■ **Task statement**
Output the material exactly, but drop every image it holds.

Start of Information provided

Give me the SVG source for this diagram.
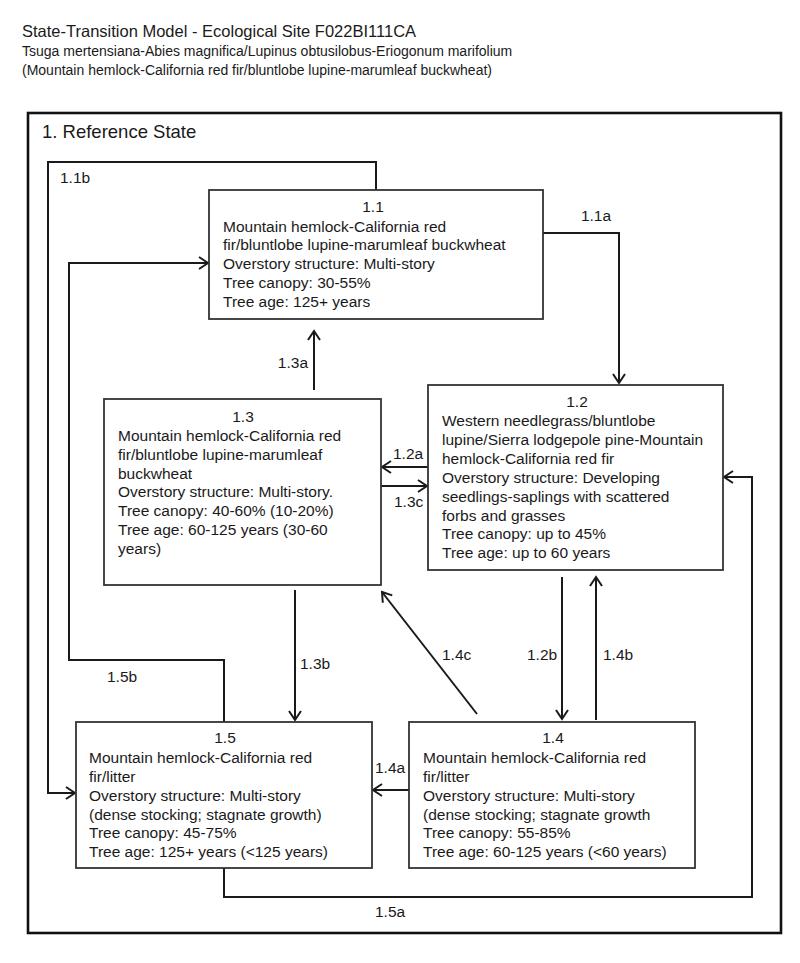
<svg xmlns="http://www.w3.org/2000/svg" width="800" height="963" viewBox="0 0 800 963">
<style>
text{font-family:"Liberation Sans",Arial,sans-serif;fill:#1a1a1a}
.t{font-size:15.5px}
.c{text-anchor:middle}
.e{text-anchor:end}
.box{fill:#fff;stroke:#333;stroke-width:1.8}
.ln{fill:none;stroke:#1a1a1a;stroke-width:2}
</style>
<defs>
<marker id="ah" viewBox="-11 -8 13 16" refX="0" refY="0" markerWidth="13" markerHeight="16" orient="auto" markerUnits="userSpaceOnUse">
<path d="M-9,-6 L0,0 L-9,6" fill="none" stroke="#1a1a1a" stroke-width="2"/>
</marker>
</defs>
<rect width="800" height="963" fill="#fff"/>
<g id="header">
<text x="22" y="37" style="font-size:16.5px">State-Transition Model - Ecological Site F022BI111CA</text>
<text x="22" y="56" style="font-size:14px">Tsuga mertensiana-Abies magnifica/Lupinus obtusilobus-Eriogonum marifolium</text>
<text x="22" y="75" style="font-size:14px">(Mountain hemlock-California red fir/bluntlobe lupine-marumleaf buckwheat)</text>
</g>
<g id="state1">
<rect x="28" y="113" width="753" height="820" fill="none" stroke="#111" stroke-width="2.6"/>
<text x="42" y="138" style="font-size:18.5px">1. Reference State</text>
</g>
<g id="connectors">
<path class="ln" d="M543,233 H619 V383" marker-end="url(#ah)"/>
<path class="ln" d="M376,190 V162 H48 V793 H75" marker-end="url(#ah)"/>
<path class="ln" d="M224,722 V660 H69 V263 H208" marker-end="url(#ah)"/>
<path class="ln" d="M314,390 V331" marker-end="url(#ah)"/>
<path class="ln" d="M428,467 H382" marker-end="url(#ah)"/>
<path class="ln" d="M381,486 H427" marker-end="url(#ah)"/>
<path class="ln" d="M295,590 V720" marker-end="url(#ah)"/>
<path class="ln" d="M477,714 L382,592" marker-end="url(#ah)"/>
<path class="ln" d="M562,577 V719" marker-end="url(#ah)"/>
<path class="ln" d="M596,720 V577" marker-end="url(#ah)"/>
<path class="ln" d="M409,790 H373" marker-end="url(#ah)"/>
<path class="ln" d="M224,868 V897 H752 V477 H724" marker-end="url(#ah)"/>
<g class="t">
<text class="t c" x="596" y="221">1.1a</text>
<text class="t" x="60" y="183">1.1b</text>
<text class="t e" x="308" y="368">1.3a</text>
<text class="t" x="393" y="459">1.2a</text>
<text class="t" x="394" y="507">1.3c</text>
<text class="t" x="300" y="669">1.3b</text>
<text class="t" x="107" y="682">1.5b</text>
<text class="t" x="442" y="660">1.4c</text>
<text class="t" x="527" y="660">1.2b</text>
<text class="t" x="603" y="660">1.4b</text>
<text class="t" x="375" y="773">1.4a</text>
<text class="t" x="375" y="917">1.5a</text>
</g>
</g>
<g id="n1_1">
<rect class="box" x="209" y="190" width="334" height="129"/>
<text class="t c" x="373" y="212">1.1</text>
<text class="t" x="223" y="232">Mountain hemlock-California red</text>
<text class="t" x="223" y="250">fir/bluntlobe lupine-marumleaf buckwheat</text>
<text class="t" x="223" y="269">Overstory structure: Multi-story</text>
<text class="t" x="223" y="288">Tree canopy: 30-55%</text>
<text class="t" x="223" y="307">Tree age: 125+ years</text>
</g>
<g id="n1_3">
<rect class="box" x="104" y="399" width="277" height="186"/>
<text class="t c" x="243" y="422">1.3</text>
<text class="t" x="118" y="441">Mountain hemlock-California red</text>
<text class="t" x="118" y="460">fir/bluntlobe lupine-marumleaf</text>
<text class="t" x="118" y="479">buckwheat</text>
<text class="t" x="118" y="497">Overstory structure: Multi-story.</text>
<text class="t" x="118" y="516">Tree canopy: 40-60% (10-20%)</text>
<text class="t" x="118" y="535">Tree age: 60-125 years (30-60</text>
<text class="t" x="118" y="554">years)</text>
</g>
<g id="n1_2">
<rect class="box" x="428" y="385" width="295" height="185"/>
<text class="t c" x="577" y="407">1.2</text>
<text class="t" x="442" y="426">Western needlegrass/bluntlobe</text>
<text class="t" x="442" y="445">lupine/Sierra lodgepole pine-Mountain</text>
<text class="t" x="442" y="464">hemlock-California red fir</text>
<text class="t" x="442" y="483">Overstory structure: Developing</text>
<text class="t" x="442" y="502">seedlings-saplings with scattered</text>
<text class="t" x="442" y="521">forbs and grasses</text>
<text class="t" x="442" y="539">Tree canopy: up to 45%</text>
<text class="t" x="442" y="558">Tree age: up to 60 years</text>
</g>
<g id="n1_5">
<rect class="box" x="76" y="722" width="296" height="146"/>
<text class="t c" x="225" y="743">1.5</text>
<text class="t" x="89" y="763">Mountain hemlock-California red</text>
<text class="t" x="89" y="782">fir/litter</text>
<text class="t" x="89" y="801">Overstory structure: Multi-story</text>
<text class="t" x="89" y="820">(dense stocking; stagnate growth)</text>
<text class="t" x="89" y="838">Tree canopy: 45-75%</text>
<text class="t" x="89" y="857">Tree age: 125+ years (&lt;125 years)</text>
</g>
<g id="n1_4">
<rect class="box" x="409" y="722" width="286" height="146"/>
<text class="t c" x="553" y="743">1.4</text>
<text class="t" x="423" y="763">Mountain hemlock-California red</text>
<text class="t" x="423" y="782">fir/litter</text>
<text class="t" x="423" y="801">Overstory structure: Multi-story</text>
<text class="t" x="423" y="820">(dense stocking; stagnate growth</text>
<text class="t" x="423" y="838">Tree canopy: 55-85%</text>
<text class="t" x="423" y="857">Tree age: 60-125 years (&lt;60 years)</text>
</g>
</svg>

End of Information provided

■ **Task result**
Give me the SVG source for this diagram.
<svg xmlns="http://www.w3.org/2000/svg" width="800" height="963" viewBox="0 0 800 963">
<style>
text{font-family:"Liberation Sans",Arial,sans-serif;fill:#1a1a1a}
.t{font-size:15.5px}
.c{text-anchor:middle}
.e{text-anchor:end}
.box{fill:#fff;stroke:#333;stroke-width:1.8}
.ln{fill:none;stroke:#1a1a1a;stroke-width:2}
</style>
<defs>
<marker id="ah" viewBox="-11 -8 13 16" refX="0" refY="0" markerWidth="13" markerHeight="16" orient="auto" markerUnits="userSpaceOnUse">
<path d="M-9,-6 L0,0 L-9,6" fill="none" stroke="#1a1a1a" stroke-width="2"/>
</marker>
</defs>
<rect width="800" height="963" fill="#fff"/>
<g id="header">
<text x="22" y="37" style="font-size:16.5px">State-Transition Model - Ecological Site F022BI111CA</text>
<text x="22" y="56" style="font-size:14px">Tsuga mertensiana-Abies magnifica/Lupinus obtusilobus-Eriogonum marifolium</text>
<text x="22" y="75" style="font-size:14px">(Mountain hemlock-California red fir/bluntlobe lupine-marumleaf buckwheat)</text>
</g>
<g id="state1">
<rect x="28" y="113" width="753" height="820" fill="none" stroke="#111" stroke-width="2.6"/>
<text x="42" y="138" style="font-size:18.5px">1. Reference State</text>
</g>
<g id="connectors">
<path class="ln" d="M543,233 H619 V383" marker-end="url(#ah)"/>
<path class="ln" d="M376,190 V162 H48 V793 H75" marker-end="url(#ah)"/>
<path class="ln" d="M224,722 V660 H69 V263 H208" marker-end="url(#ah)"/>
<path class="ln" d="M314,390 V331" marker-end="url(#ah)"/>
<path class="ln" d="M428,467 H382" marker-end="url(#ah)"/>
<path class="ln" d="M381,486 H427" marker-end="url(#ah)"/>
<path class="ln" d="M295,590 V720" marker-end="url(#ah)"/>
<path class="ln" d="M477,714 L382,592" marker-end="url(#ah)"/>
<path class="ln" d="M562,577 V719" marker-end="url(#ah)"/>
<path class="ln" d="M596,720 V577" marker-end="url(#ah)"/>
<path class="ln" d="M409,790 H373" marker-end="url(#ah)"/>
<path class="ln" d="M224,868 V897 H752 V477 H724" marker-end="url(#ah)"/>
<g class="t">
<text class="t c" x="596" y="221">1.1a</text>
<text class="t" x="60" y="183">1.1b</text>
<text class="t e" x="308" y="368">1.3a</text>
<text class="t" x="393" y="459">1.2a</text>
<text class="t" x="394" y="507">1.3c</text>
<text class="t" x="300" y="669">1.3b</text>
<text class="t" x="107" y="682">1.5b</text>
<text class="t" x="442" y="660">1.4c</text>
<text class="t" x="527" y="660">1.2b</text>
<text class="t" x="603" y="660">1.4b</text>
<text class="t" x="375" y="773">1.4a</text>
<text class="t" x="375" y="917">1.5a</text>
</g>
</g>
<g id="n1_1">
<rect class="box" x="209" y="190" width="334" height="129"/>
<text class="t c" x="373" y="212">1.1</text>
<text class="t" x="223" y="232">Mountain hemlock-California red</text>
<text class="t" x="223" y="250">fir/bluntlobe lupine-marumleaf buckwheat</text>
<text class="t" x="223" y="269">Overstory structure: Multi-story</text>
<text class="t" x="223" y="288">Tree canopy: 30-55%</text>
<text class="t" x="223" y="307">Tree age: 125+ years</text>
</g>
<g id="n1_3">
<rect class="box" x="104" y="399" width="277" height="186"/>
<text class="t c" x="243" y="422">1.3</text>
<text class="t" x="118" y="441">Mountain hemlock-California red</text>
<text class="t" x="118" y="460">fir/bluntlobe lupine-marumleaf</text>
<text class="t" x="118" y="479">buckwheat</text>
<text class="t" x="118" y="497">Overstory structure: Multi-story.</text>
<text class="t" x="118" y="516">Tree canopy: 40-60% (10-20%)</text>
<text class="t" x="118" y="535">Tree age: 60-125 years (30-60</text>
<text class="t" x="118" y="554">years)</text>
</g>
<g id="n1_2">
<rect class="box" x="428" y="385" width="295" height="185"/>
<text class="t c" x="577" y="407">1.2</text>
<text class="t" x="442" y="426">Western needlegrass/bluntlobe</text>
<text class="t" x="442" y="445">lupine/Sierra lodgepole pine-Mountain</text>
<text class="t" x="442" y="464">hemlock-California red fir</text>
<text class="t" x="442" y="483">Overstory structure: Developing</text>
<text class="t" x="442" y="502">seedlings-saplings with scattered</text>
<text class="t" x="442" y="521">forbs and grasses</text>
<text class="t" x="442" y="539">Tree canopy: up to 45%</text>
<text class="t" x="442" y="558">Tree age: up to 60 years</text>
</g>
<g id="n1_5">
<rect class="box" x="76" y="722" width="296" height="146"/>
<text class="t c" x="225" y="743">1.5</text>
<text class="t" x="89" y="763">Mountain hemlock-California red</text>
<text class="t" x="89" y="782">fir/litter</text>
<text class="t" x="89" y="801">Overstory structure: Multi-story</text>
<text class="t" x="89" y="820">(dense stocking; stagnate growth)</text>
<text class="t" x="89" y="838">Tree canopy: 45-75%</text>
<text class="t" x="89" y="857">Tree age: 125+ years (&lt;125 years)</text>
</g>
<g id="n1_4">
<rect class="box" x="409" y="722" width="286" height="146"/>
<text class="t c" x="553" y="743">1.4</text>
<text class="t" x="423" y="763">Mountain hemlock-California red</text>
<text class="t" x="423" y="782">fir/litter</text>
<text class="t" x="423" y="801">Overstory structure: Multi-story</text>
<text class="t" x="423" y="820">(dense stocking; stagnate growth</text>
<text class="t" x="423" y="838">Tree canopy: 55-85%</text>
<text class="t" x="423" y="857">Tree age: 60-125 years (&lt;60 years)</text>
</g>
</svg>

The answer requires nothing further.